[What you should do] Copy every line of the data in which the word "that" occurs.

[Given records]
######
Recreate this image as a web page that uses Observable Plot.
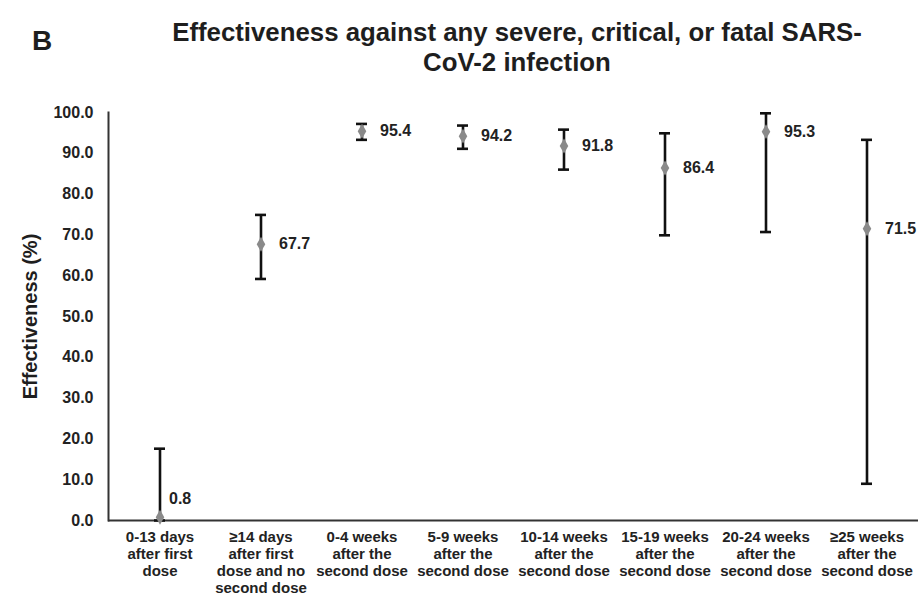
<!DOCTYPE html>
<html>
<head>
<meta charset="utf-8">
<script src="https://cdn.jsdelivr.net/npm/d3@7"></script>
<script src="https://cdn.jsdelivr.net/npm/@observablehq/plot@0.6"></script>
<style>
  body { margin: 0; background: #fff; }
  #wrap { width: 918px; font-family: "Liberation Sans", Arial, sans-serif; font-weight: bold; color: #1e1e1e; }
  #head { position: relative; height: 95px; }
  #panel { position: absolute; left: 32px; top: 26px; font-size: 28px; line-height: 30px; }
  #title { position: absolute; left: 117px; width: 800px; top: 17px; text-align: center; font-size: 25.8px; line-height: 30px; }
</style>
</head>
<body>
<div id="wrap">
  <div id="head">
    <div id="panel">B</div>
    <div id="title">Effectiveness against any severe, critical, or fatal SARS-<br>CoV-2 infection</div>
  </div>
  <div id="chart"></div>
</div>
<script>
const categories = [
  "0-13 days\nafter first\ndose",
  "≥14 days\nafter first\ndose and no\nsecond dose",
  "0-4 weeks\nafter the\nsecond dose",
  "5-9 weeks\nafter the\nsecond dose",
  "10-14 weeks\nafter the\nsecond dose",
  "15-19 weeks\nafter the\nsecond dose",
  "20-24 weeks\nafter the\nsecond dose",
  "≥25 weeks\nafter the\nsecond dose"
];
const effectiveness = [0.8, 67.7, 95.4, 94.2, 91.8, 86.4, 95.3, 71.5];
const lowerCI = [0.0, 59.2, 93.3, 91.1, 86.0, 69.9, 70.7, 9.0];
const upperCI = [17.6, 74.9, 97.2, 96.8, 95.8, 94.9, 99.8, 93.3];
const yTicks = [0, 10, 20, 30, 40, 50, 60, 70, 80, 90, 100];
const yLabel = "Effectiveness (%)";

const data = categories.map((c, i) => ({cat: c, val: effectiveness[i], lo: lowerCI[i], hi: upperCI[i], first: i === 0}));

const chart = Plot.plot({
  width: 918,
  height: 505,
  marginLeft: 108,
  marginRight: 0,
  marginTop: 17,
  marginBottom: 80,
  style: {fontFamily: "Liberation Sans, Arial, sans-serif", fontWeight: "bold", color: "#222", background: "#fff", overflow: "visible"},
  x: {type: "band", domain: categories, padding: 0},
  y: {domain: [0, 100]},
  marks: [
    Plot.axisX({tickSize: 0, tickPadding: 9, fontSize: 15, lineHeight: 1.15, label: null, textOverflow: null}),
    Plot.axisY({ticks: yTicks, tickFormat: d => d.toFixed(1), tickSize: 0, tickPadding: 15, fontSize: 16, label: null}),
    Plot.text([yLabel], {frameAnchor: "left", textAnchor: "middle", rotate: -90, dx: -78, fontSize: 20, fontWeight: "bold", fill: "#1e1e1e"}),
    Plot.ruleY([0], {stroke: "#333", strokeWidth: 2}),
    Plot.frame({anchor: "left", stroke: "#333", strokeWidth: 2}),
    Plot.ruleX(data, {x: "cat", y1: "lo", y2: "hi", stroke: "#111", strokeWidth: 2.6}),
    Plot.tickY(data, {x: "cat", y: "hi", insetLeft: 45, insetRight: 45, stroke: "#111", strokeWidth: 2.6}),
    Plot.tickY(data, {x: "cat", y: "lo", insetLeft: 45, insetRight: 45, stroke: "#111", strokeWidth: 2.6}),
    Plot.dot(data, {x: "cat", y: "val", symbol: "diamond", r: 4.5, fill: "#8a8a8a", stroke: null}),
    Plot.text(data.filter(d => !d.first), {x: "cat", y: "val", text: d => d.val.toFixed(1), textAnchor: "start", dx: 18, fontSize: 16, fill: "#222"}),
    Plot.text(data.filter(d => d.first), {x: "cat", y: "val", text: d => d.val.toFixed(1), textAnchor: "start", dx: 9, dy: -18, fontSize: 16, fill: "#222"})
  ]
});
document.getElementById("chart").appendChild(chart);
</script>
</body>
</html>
######
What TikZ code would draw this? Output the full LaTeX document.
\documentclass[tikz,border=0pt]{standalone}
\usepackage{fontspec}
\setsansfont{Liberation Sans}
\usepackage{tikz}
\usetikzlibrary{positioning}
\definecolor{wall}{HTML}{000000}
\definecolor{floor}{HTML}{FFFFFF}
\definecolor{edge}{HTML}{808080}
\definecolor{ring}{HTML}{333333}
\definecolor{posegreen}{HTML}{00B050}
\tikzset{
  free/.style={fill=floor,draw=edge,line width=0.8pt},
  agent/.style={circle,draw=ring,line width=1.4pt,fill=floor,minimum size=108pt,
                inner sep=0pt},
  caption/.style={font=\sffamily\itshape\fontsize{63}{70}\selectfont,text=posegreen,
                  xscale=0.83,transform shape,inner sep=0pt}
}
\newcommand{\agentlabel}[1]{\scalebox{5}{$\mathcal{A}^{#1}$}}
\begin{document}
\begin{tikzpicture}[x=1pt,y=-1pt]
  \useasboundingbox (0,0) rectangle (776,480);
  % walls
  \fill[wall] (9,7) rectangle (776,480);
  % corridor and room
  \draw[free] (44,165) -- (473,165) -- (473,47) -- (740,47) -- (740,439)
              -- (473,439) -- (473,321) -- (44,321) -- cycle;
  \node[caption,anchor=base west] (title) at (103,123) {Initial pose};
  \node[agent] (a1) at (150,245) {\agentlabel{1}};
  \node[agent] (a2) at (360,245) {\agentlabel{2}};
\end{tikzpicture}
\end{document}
######
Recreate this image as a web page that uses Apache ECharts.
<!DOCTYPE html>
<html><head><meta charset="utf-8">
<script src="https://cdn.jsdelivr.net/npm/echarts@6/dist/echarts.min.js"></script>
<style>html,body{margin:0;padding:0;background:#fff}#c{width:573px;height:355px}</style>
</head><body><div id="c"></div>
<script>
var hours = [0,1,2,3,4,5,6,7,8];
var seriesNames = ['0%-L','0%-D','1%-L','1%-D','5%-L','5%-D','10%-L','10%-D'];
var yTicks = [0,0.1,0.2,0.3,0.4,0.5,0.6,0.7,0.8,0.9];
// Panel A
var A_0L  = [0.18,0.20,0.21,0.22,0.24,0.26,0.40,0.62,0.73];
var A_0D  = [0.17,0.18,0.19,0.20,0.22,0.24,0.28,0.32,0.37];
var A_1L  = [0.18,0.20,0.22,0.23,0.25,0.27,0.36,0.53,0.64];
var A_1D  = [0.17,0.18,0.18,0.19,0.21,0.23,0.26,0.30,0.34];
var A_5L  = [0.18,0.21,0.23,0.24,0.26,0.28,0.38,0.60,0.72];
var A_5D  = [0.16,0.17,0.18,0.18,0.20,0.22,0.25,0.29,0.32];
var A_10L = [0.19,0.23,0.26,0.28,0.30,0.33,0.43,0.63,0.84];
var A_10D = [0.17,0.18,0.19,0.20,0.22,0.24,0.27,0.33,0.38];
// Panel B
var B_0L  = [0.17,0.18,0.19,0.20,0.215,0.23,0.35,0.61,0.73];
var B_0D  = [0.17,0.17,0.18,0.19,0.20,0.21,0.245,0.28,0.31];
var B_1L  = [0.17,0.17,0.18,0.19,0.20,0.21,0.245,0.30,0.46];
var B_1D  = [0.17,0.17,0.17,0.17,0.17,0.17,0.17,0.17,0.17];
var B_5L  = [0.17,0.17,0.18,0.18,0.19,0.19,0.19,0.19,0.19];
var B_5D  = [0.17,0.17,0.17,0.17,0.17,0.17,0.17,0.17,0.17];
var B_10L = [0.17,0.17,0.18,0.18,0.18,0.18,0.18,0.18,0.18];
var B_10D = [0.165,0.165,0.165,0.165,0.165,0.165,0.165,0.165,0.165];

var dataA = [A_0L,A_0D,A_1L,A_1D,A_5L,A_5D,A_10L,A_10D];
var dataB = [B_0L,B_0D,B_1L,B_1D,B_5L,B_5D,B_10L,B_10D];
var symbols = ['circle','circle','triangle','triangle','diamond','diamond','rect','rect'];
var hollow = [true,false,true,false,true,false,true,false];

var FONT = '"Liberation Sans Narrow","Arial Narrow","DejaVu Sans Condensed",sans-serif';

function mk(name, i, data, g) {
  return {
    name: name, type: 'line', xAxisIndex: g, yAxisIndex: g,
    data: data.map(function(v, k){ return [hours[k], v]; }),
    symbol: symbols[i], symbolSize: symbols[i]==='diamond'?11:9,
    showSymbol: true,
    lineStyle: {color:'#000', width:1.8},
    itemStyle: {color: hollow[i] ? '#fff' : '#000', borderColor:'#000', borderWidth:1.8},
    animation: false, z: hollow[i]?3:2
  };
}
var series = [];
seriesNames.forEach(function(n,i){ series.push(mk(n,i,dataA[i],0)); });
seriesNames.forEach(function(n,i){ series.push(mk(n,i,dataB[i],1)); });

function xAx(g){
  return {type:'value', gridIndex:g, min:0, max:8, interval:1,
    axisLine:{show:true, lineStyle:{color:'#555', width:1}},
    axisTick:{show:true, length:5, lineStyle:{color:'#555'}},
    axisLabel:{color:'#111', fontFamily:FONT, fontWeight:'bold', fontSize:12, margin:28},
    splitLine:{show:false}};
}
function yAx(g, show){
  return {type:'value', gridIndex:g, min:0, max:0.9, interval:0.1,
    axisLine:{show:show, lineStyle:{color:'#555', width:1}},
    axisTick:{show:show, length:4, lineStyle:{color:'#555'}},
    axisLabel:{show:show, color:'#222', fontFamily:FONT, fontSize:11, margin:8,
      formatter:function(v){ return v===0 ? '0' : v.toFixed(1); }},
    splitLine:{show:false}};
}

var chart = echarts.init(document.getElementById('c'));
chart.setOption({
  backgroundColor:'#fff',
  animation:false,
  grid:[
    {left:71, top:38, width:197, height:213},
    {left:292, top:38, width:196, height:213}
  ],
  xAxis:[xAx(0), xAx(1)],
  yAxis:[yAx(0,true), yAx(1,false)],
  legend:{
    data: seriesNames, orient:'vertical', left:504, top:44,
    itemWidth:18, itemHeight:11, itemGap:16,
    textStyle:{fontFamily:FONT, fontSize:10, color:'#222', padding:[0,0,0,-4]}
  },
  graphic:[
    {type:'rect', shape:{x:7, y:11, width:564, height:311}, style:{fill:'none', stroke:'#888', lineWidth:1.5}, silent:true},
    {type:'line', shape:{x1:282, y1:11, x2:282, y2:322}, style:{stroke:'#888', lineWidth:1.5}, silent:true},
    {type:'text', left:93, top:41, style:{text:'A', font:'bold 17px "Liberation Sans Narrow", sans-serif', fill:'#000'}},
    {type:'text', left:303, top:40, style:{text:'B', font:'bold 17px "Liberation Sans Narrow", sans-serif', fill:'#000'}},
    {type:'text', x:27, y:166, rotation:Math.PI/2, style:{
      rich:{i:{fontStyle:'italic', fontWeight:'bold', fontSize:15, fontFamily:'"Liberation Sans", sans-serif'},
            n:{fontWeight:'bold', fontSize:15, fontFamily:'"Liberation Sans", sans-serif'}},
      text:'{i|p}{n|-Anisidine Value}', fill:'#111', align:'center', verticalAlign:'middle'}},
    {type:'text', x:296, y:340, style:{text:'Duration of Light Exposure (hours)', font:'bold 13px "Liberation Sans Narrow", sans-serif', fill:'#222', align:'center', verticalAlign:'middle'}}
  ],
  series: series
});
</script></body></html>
######
[Result of the exercise]
Recreate this image as a web page that uses Observable Plot.
Recreate this image as a web page that uses Apache ECharts.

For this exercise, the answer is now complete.